## BEGIN SOURCE MATERIAL

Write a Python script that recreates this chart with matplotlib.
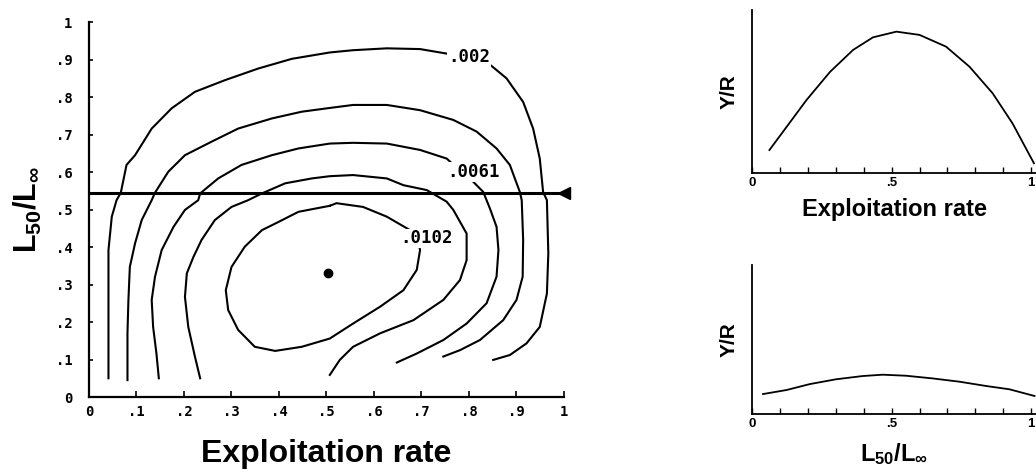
import matplotlib
matplotlib.use("Agg")
import matplotlib.pyplot as plt

plt.rcParams['mathtext.fontset'] = 'custom'
plt.rcParams['mathtext.bf'] = 'Liberation Sans:bold'
plt.rcParams['mathtext.rm'] = 'Liberation Sans'

# Y/R isopleths (exploitation rate, L50/Linf)
c002_x = [0.041, 0.041, 0.041, 0.048, 0.058, 0.067, 0.079, 0.097, 0.132, 0.174, 0.223, 0.286, 0.356,
          0.427, 0.507, 0.556, 0.627, 0.697, 0.753, 0.80, 0.837, 0.879, 0.914, 0.935, 0.949, 0.956,
          0.964, 0.967, 0.964, 0.949, 0.921, 0.886, 0.851]
c002_y = [0.05, 0.259, 0.392, 0.481, 0.525, 0.545, 0.619, 0.645, 0.716, 0.77, 0.814, 0.845, 0.876,
          0.902, 0.919, 0.925, 0.93, 0.928, 0.916, 0.907, 0.894, 0.85, 0.787, 0.716, 0.636, 0.547,
          0.525, 0.383, 0.276, 0.187, 0.143, 0.112, 0.099]

c0041_x = [0.081, 0.081, 0.083, 0.086, 0.097, 0.111, 0.132, 0.139, 0.167, 0.202, 0.258, 0.314, 0.385,
           0.448, 0.507, 0.556, 0.627, 0.697, 0.767, 0.816, 0.858, 0.886, 0.907, 0.911, 0.914, 0.913,
           0.90, 0.872, 0.823, 0.781, 0.746]
c0041_y = [0.045, 0.17, 0.259, 0.347, 0.41, 0.472, 0.525, 0.545, 0.601, 0.645, 0.681, 0.716, 0.743,
           0.761, 0.771, 0.779, 0.779, 0.765, 0.739, 0.708, 0.663, 0.619, 0.547, 0.525, 0.419, 0.321,
           0.259, 0.205, 0.152, 0.125, 0.108]

c0061_x = [0.147, 0.142, 0.135, 0.132, 0.139, 0.153, 0.178, 0.202, 0.23, 0.234, 0.272, 0.321, 0.385,
           0.441, 0.507, 0.556, 0.627, 0.697, 0.753, 0.78, 0.809, 0.83, 0.844, 0.858, 0.862, 0.858,
           0.837, 0.795, 0.746, 0.69, 0.648]
c0061_y = [0.05, 0.116, 0.187, 0.259, 0.321, 0.392, 0.454, 0.499, 0.525, 0.543, 0.583, 0.619, 0.645,
           0.663, 0.676, 0.678, 0.676, 0.659, 0.636, 0.605, 0.574, 0.547, 0.503, 0.454, 0.392, 0.321,
           0.25, 0.196, 0.152, 0.116, 0.092]

c0082_x = [0.234, 0.223, 0.209, 0.202, 0.206, 0.22, 0.237, 0.265, 0.30, 0.335, 0.364, 0.413, 0.469,
           0.507, 0.556, 0.627, 0.662, 0.711, 0.753, 0.767, 0.795, 0.795, 0.781, 0.746, 0.683, 0.613,
           0.556, 0.528, 0.507]
c0082_y = [0.05, 0.108, 0.187, 0.267, 0.33, 0.374, 0.419, 0.472, 0.507, 0.525, 0.543, 0.57, 0.583,
           0.589, 0.592, 0.583, 0.565, 0.552, 0.521, 0.499, 0.436, 0.365, 0.312, 0.259, 0.205, 0.17,
           0.134, 0.099, 0.059]

c0102_x = [0.507, 0.441, 0.399, 0.364, 0.328, 0.30, 0.288, 0.293, 0.314, 0.349, 0.392, 0.448, 0.507,
           0.556, 0.613, 0.662, 0.69, 0.697, 0.692, 0.676, 0.627, 0.577, 0.521, 0.507]
c0102_y = [0.51, 0.494, 0.467, 0.445, 0.401, 0.347, 0.285, 0.232, 0.179, 0.134, 0.123, 0.134, 0.156,
           0.196, 0.241, 0.285, 0.339, 0.392, 0.42, 0.445, 0.481, 0.507, 0.517, 0.51]

contour_labels = ['.002', '.0061', '.0102']
label_x = [0.80, 0.81, 0.71]
label_y = [0.907, 0.60, 0.423]

section_L = 0.545      # L50/Linf of the horizontal section
opt_E, opt_L = 0.503, 0.33

left_ticks = [0, .1, .2, .3, .4, .5, .6, .7, .8, .9, 1]
left_ticklabels = ['0', '.1', '.2', '.3', '.4', '.5', '.6', '.7', '.8', '.9', '1']

# side panels (relative Y/R)
top_E = [0.062, 0.124, 0.195, 0.279, 0.362, 0.433, 0.517, 0.60, 0.695, 0.779, 0.862, 0.933, 1.01]
top_yr = [0.141, 0.284, 0.448, 0.62, 0.755, 0.832, 0.867, 0.847, 0.775, 0.652, 0.489, 0.305, 0.06]
bot_L = [0.039, 0.123, 0.207, 0.30, 0.396, 0.468, 0.552, 0.647, 0.743, 0.839, 0.922, 1.012]
bot_yr = [0.134, 0.161, 0.201, 0.233, 0.255, 0.264, 0.257, 0.239, 0.217, 0.188, 0.166, 0.121]
side_ticks = [0, .1, .2, .3, .4, .5, .6, .7, .8, .9, 1]
side_ticklabels = ['0', '', '', '', '', '.5', '', '', '', '', '1']

mono = {'family': 'DejaVu Sans Mono', 'weight': 'bold'}
sans = {'family': 'Liberation Sans', 'weight': 'bold'}
L_label = r'$\mathbf{L_{50}/L_{\infty}}$'

fig = plt.figure(figsize=(10.36, 4.74), dpi=100)

ax = fig.add_axes([0.0859, 0.1624, 0.4585, 0.791])
for cx, cy in [(c002_x, c002_y), (c0041_x, c0041_y), (c0061_x, c0061_y),
               (c0082_x, c0082_y), (c0102_x, c0102_y)]:
    ax.plot(cx, cy, color='black', lw=1.5, solid_joinstyle='round')
for t, lx, ly in zip(contour_labels, label_x, label_y):
    ax.text(lx, ly, t, ha='center', va='center', fontsize=12.5, fontdict=mono,
            bbox=dict(facecolor='white', edgecolor='none', pad=0.5))
ax.plot([0, 1], [section_L, section_L], color='black', lw=2.2)
ax.plot([1.0], [section_L], marker='<', color='black', ms=8, clip_on=False)
ax.plot([opt_E], [opt_L], 'o', color='black', ms=6)

ax.set_xlim(0, 1)
ax.set_ylim(0, 1)
for s in ['top', 'right']:
    ax.spines[s].set_visible(False)
for s in ['left', 'bottom']:
    ax.spines[s].set_linewidth(1.6)
ax.set_xticks(left_ticks)
ax.set_xticklabels(left_ticklabels, fontdict=mono, fontsize=10)
ax.set_yticks(left_ticks)
ax.set_yticklabels(left_ticklabels, fontdict=mono, fontsize=10)
ax.tick_params(axis='x', direction='in', length=4, width=1.2, pad=6)
ax.tick_params(axis='y', direction='in', length=3, width=1.2, pad=12)
ax.set_xlabel('Exploitation rate', fontdict=sans, fontsize=23, labelpad=14)
ax.set_ylabel(L_label, fontsize=22, labelpad=8)

for rect, xs, ys, xl, pad in [([0.726, 0.635, 0.2747, 0.344], top_E, top_yr, 'Exploitation rate', 6),
                              ([0.726, 0.1266, 0.2747, 0.314], bot_L, bot_yr, L_label, 8)]:
    a = fig.add_axes(rect)
    a.plot(xs, ys, color='black', lw=1.3, clip_on=False)
    a.set_xlim(0, 1.02)
    a.set_ylim(0, 1)
    for s in ['top', 'right']:
        a.spines[s].set_visible(False)
    for s in ['left', 'bottom']:
        a.spines[s].set_linewidth(1.3)
    a.set_xticks(side_ticks)
    a.set_xticklabels(side_ticklabels, fontdict=sans, fontsize=9.5)
    a.set_yticks([])
    a.tick_params(axis='x', direction='in', length=4, width=1.0, pad=3)
    a.set_ylabel('Y/R', fontdict=sans, fontsize=15, labelpad=10)
    if xl == L_label:
        a.set_xlabel(xl, fontsize=17, labelpad=pad)
    else:
        a.set_xlabel(xl, fontdict=sans, fontsize=17, labelpad=pad)

fig.savefig('out.png', dpi=100, facecolor='white')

## END SOURCE MATERIAL

SET EXERCISE. Repeat only the lines from the beginning of the material through the line containing "plt.rcParams['mathtext.rm'] = 'Liberation", both ends kept, leaving pictures out.

FULL OUTPUT.
Write a Python script that recreates this chart with matplotlib.
import matplotlib
matplotlib.use("Agg")
import matplotlib.pyplot as plt

plt.rcParams['mathtext.fontset'] = 'custom'
plt.rcParams['mathtext.bf'] = 'Liberation Sans:bold'
plt.rcParams['mathtext.rm'] = 'Liberation Sans'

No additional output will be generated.